== DATASET SECTION

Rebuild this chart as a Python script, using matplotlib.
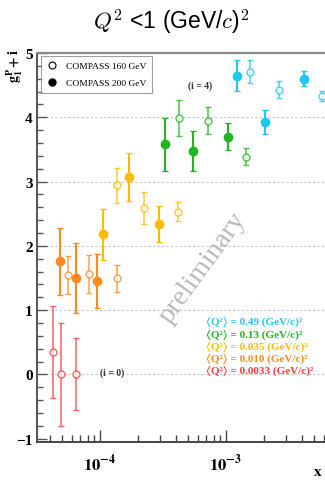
import matplotlib
matplotlib.use('Agg')
import matplotlib.pyplot as plt
from matplotlib.lines import Line2D
from matplotlib.ticker import FixedLocator, LogLocator, MultipleLocator, NullFormatter

plt.rcParams['mathtext.fontset'] = 'stix'

# ---------------- data (g1^p + i) ----------------
bins = ['0.0033', '0.010', '0.035', '0.13', '0.49']
colors = ['#ff3b3b', '#ff8a1f', '#ffbb00', '#22b522', '#1ec8f2']

# COMPASS 160 GeV (open markers)
x160_0 = [4.21e-5, 4.88e-5, 6.45e-5]
y160_0 = [0.35, 0.00, 0.01]
e160_0 = [0.72, 0.80, 0.56]
x160_1 = [5.54e-5, 8.18e-5, 1.37e-4]
y160_1 = [1.55, 1.56, 1.50]
e160_1 = [0.30, 0.30, 0.21]
x160_2 = [1.37e-4, 2.23e-4, 4.18e-4]
y160_2 = [2.94, 2.59, 2.53]
e160_2 = [0.27, 0.25, 0.15]
x160_3 = [4.26e-4, 7.24e-4, 1.43e-3]
y160_3 = [3.99, 3.95, 3.39]
e160_3 = [0.28, 0.21, 0.13]
x160_4 = [1.54e-3, 2.62e-3, 5.75e-3]
y160_4 = [4.71, 4.43, 4.33]
e160_4 = [0.175, 0.13, 0.08]

# COMPASS 200 GeV (filled markers)
x200_1 = [4.79e-5, 6.45e-5, 9.52e-5]
y200_1 = [1.76, 1.50, 1.46]
e200_1 = [0.52, 0.54, 0.42]
x200_2 = [1.06e-4, 1.70e-4, 2.94e-4]
y200_2 = [2.18, 3.07, 2.34]
e200_2 = [0.40, 0.37, 0.28]
x200_3 = [3.28e-4, 5.47e-4, 1.04e-3]
y200_3 = [3.58, 3.48, 3.70]
e200_3 = [0.41, 0.31, 0.21]
x200_4 = [1.22e-3, 2.03e-3, 4.16e-3]
y200_4 = [4.65, 3.93, 4.60]
e200_4 = [0.245, 0.19, 0.12]

open_sets = [(x160_0, y160_0, e160_0), (x160_1, y160_1, e160_1), (x160_2, y160_2, e160_2),
             (x160_3, y160_3, e160_3), (x160_4, y160_4, e160_4)]
filled_sets = [None, (x200_1, y200_1, e200_1), (x200_2, y200_2, e200_2),
               (x200_3, y200_3, e200_3), (x200_4, y200_4, e200_4)]

yticks = [-1, 0, 1, 2, 3, 4, 5]
ytick_labels = ['\u22121', '0', '1', '2', '3', '4', '5']
xticks = [1e-4, 1e-3]
xtick_labels = [r'$\mathbf{10^{-4}}$', r'$\mathbf{10^{-3}}$']

# ---------------- figure ----------------
W, H = 325, 481
fig = plt.figure(figsize=(W / 100, H / 100), dpi=100)
ax = fig.add_axes([37 / W, 1 - 443 / H, (335 - 37) / W, (443 - 54) / H])
ax.set_xscale('log')
ax.set_xlim(10 ** -4.5, 10 ** (-4 + (335 - 100) / 126))
ax.set_ylim(-1.05, 5.0)

for y in [0, 1, 2, 3, 4]:
    ax.axhline(y, color='#c4c4c4', lw=0.8, ls=(0, (2, 2)), zorder=0)

for c, s in zip(colors, open_sets):
    ax.errorbar(s[0], s[1], yerr=s[2], fmt='o', ms=5, mfc='white', mec=c, mew=1.0,
                ecolor=c, elinewidth=1.1, capsize=2, capthick=1.0, alpha=0.8, zorder=3)
for c, s in zip(colors, filled_sets):
    if s is None:
        continue
    ax.errorbar(s[0], s[1], yerr=s[2], fmt='o', ms=6, mfc=c, mec=c, mew=1.0,
                ecolor=c, elinewidth=1.5, capsize=2, capthick=1.2, zorder=4)

# axes styling
ax.spines['right'].set_visible(False)
ax.spines['top'].set_color('#8a8a8a')
ax.spines['top'].set_linewidth(1.6)
ax.spines['left'].set_color('#555555')
ax.spines['left'].set_linewidth(1.4)
ax.spines['bottom'].set_color('#444444')
ax.spines['bottom'].set_linewidth(1.4)

ax.xaxis.set_major_locator(FixedLocator(xticks))
ax.set_xticklabels(xtick_labels, fontsize=12)
ax.xaxis.set_minor_locator(LogLocator(base=10, subs=[2, 3, 4, 5, 6, 7, 8, 9], numticks=20))
ax.xaxis.set_minor_formatter(NullFormatter())
ax.yaxis.set_major_locator(FixedLocator(yticks))
ax.set_yticklabels(ytick_labels, fontsize=11, fontweight='bold', family='Liberation Serif')
ax.yaxis.set_minor_locator(MultipleLocator(0.2))
ax.tick_params(axis='x', which='major', direction='in', length=9, width=1, color='#444444', pad=8, top=False)
ax.tick_params(axis='x', which='minor', direction='in', length=5, width=1, color='#444444', top=False)
ax.tick_params(axis='y', which='major', direction='in', length=7, width=1, color='#555555', pad=3, right=False)
ax.tick_params(axis='y', which='minor', direction='in', length=4, width=1, color='#555555', right=False)

# legend
h_open = Line2D([], [], ls='none', marker='o', ms=5, mfc='white', mec='black', mew=0.8)
h_fill = Line2D([], [], ls='none', marker='o', ms=5, mfc='black', mec='black')
leg = ax.legend([h_open, h_fill], ['COMPASS 160 GeV', 'COMPASS 200 GeV'],
                loc='upper left', bbox_to_anchor=((41 - 37) / (335 - 37), 1 - (57 - 54) / (443 - 54)),
                prop={'family': 'Liberation Serif', 'size': 6.8}, frameon=True, fancybox=False,
                edgecolor='#888888', borderpad=0.6, handlelength=1.2, handletextpad=0.8,
                labelspacing=0.9, borderaxespad=0)
leg.get_frame().set_linewidth(0.8)

# annotations
fig.text(200 / W, 1 - 86 / H, '(i = 4)', fontsize=7, fontweight='bold', family='Liberation Serif',
         color='#333333', ha='center', va='center')
fig.text(112 / W, 1 - 373 / H, '(i = 0)', fontsize=7, fontweight='bold', family='Liberation Serif',
         color='#333333', ha='center', va='center')

q_labels = ['\u27e8Q\u00b2\u27e9 = ' + b + ' (GeV/c)\u00b2' for b in bins]
q_rows = [371, 359, 347, 335, 322]
for lab, c, yp in zip(q_labels, colors, q_rows):
    fig.text(206 / W, 1 - yp / H, lab, fontsize=8, fontweight='bold',
             family=['Liberation Serif', 'STIXGeneral', 'DejaVu Serif'],
             color=c, ha='left', va='center')

fig.text(203 / W, 1 - 268 / H, 'preliminary', fontsize=20, family='Liberation Serif',
         color='#b8b8b8', rotation=54, ha='center', va='center', zorder=1)

# axis labels
fig.text(15 / W, 1 - 66 / H, r'$\mathbf{g_1^P + i}$', fontsize=10, rotation=90,
         ha='center', va='center')
fig.text(318 / W, 1 - 472 / H, r'$\mathbf{x}$', fontsize=11, ha='center', va='center')

# title
fig.text(171 / W, 1 - 22 / H, r'$Q^2$ <1 (GeV/$c$)$^2$', fontsize=16.5, family='Liberation Sans',
         math_fontfamily='cm', ha='center', va='center')

fig.savefig('out.png', dpi=100)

====

[WRITTEN INSTRUCTION]:
Take the data above and repeat it exactly, leaving each picture out.

[SOLUTION BELOW]:
Rebuild this chart as a Python script, using matplotlib.
import matplotlib
matplotlib.use('Agg')
import matplotlib.pyplot as plt
from matplotlib.lines import Line2D
from matplotlib.ticker import FixedLocator, LogLocator, MultipleLocator, NullFormatter

plt.rcParams['mathtext.fontset'] = 'stix'

# ---------------- data (g1^p + i) ----------------
bins = ['0.0033', '0.010', '0.035', '0.13', '0.49']
colors = ['#ff3b3b', '#ff8a1f', '#ffbb00', '#22b522', '#1ec8f2']

# COMPASS 160 GeV (open markers)
x160_0 = [4.21e-5, 4.88e-5, 6.45e-5]
y160_0 = [0.35, 0.00, 0.01]
e160_0 = [0.72, 0.80, 0.56]
x160_1 = [5.54e-5, 8.18e-5, 1.37e-4]
y160_1 = [1.55, 1.56, 1.50]
e160_1 = [0.30, 0.30, 0.21]
x160_2 = [1.37e-4, 2.23e-4, 4.18e-4]
y160_2 = [2.94, 2.59, 2.53]
e160_2 = [0.27, 0.25, 0.15]
x160_3 = [4.26e-4, 7.24e-4, 1.43e-3]
y160_3 = [3.99, 3.95, 3.39]
e160_3 = [0.28, 0.21, 0.13]
x160_4 = [1.54e-3, 2.62e-3, 5.75e-3]
y160_4 = [4.71, 4.43, 4.33]
e160_4 = [0.175, 0.13, 0.08]

# COMPASS 200 GeV (filled markers)
x200_1 = [4.79e-5, 6.45e-5, 9.52e-5]
y200_1 = [1.76, 1.50, 1.46]
e200_1 = [0.52, 0.54, 0.42]
x200_2 = [1.06e-4, 1.70e-4, 2.94e-4]
y200_2 = [2.18, 3.07, 2.34]
e200_2 = [0.40, 0.37, 0.28]
x200_3 = [3.28e-4, 5.47e-4, 1.04e-3]
y200_3 = [3.58, 3.48, 3.70]
e200_3 = [0.41, 0.31, 0.21]
x200_4 = [1.22e-3, 2.03e-3, 4.16e-3]
y200_4 = [4.65, 3.93, 4.60]
e200_4 = [0.245, 0.19, 0.12]

open_sets = [(x160_0, y160_0, e160_0), (x160_1, y160_1, e160_1), (x160_2, y160_2, e160_2),
             (x160_3, y160_3, e160_3), (x160_4, y160_4, e160_4)]
filled_sets = [None, (x200_1, y200_1, e200_1), (x200_2, y200_2, e200_2),
               (x200_3, y200_3, e200_3), (x200_4, y200_4, e200_4)]

yticks = [-1, 0, 1, 2, 3, 4, 5]
ytick_labels = ['\u22121', '0', '1', '2', '3', '4', '5']
xticks = [1e-4, 1e-3]
xtick_labels = [r'$\mathbf{10^{-4}}$', r'$\mathbf{10^{-3}}$']

# ---------------- figure ----------------
W, H = 325, 481
fig = plt.figure(figsize=(W / 100, H / 100), dpi=100)
ax = fig.add_axes([37 / W, 1 - 443 / H, (335 - 37) / W, (443 - 54) / H])
ax.set_xscale('log')
ax.set_xlim(10 ** -4.5, 10 ** (-4 + (335 - 100) / 126))
ax.set_ylim(-1.05, 5.0)

for y in [0, 1, 2, 3, 4]:
    ax.axhline(y, color='#c4c4c4', lw=0.8, ls=(0, (2, 2)), zorder=0)

for c, s in zip(colors, open_sets):
    ax.errorbar(s[0], s[1], yerr=s[2], fmt='o', ms=5, mfc='white', mec=c, mew=1.0,
                ecolor=c, elinewidth=1.1, capsize=2, capthick=1.0, alpha=0.8, zorder=3)
for c, s in zip(colors, filled_sets):
    if s is None:
        continue
    ax.errorbar(s[0], s[1], yerr=s[2], fmt='o', ms=6, mfc=c, mec=c, mew=1.0,
                ecolor=c, elinewidth=1.5, capsize=2, capthick=1.2, zorder=4)

# axes styling
ax.spines['right'].set_visible(False)
ax.spines['top'].set_color('#8a8a8a')
ax.spines['top'].set_linewidth(1.6)
ax.spines['left'].set_color('#555555')
ax.spines['left'].set_linewidth(1.4)
ax.spines['bottom'].set_color('#444444')
ax.spines['bottom'].set_linewidth(1.4)

ax.xaxis.set_major_locator(FixedLocator(xticks))
ax.set_xticklabels(xtick_labels, fontsize=12)
ax.xaxis.set_minor_locator(LogLocator(base=10, subs=[2, 3, 4, 5, 6, 7, 8, 9], numticks=20))
ax.xaxis.set_minor_formatter(NullFormatter())
ax.yaxis.set_major_locator(FixedLocator(yticks))
ax.set_yticklabels(ytick_labels, fontsize=11, fontweight='bold', family='Liberation Serif')
ax.yaxis.set_minor_locator(MultipleLocator(0.2))
ax.tick_params(axis='x', which='major', direction='in', length=9, width=1, color='#444444', pad=8, top=False)
ax.tick_params(axis='x', which='minor', direction='in', length=5, width=1, color='#444444', top=False)
ax.tick_params(axis='y', which='major', direction='in', length=7, width=1, color='#555555', pad=3, right=False)
ax.tick_params(axis='y', which='minor', direction='in', length=4, width=1, color='#555555', right=False)

# legend
h_open = Line2D([], [], ls='none', marker='o', ms=5, mfc='white', mec='black', mew=0.8)
h_fill = Line2D([], [], ls='none', marker='o', ms=5, mfc='black', mec='black')
leg = ax.legend([h_open, h_fill], ['COMPASS 160 GeV', 'COMPASS 200 GeV'],
                loc='upper left', bbox_to_anchor=((41 - 37) / (335 - 37), 1 - (57 - 54) / (443 - 54)),
                prop={'family': 'Liberation Serif', 'size': 6.8}, frameon=True, fancybox=False,
                edgecolor='#888888', borderpad=0.6, handlelength=1.2, handletextpad=0.8,
                labelspacing=0.9, borderaxespad=0)
leg.get_frame().set_linewidth(0.8)

# annotations
fig.text(200 / W, 1 - 86 / H, '(i = 4)', fontsize=7, fontweight='bold', family='Liberation Serif',
         color='#333333', ha='center', va='center')
fig.text(112 / W, 1 - 373 / H, '(i = 0)', fontsize=7, fontweight='bold', family='Liberation Serif',
         color='#333333', ha='center', va='center')

q_labels = ['\u27e8Q\u00b2\u27e9 = ' + b + ' (GeV/c)\u00b2' for b in bins]
q_rows = [371, 359, 347, 335, 322]
for lab, c, yp in zip(q_labels, colors, q_rows):
    fig.text(206 / W, 1 - yp / H, lab, fontsize=8, fontweight='bold',
             family=['Liberation Serif', 'STIXGeneral', 'DejaVu Serif'],
             color=c, ha='left', va='center')

fig.text(203 / W, 1 - 268 / H, 'preliminary', fontsize=20, family='Liberation Serif',
         color='#b8b8b8', rotation=54, ha='center', va='center', zorder=1)

# axis labels
fig.text(15 / W, 1 - 66 / H, r'$\mathbf{g_1^P + i}$', fontsize=10, rotation=90,
         ha='center', va='center')
fig.text(318 / W, 1 - 472 / H, r'$\mathbf{x}$', fontsize=11, ha='center', va='center')

# title
fig.text(171 / W, 1 - 22 / H, r'$Q^2$ <1 (GeV/$c$)$^2$', fontsize=16.5, family='Liberation Sans',
         math_fontfamily='cm', ha='center', va='center')

fig.savefig('out.png', dpi=100)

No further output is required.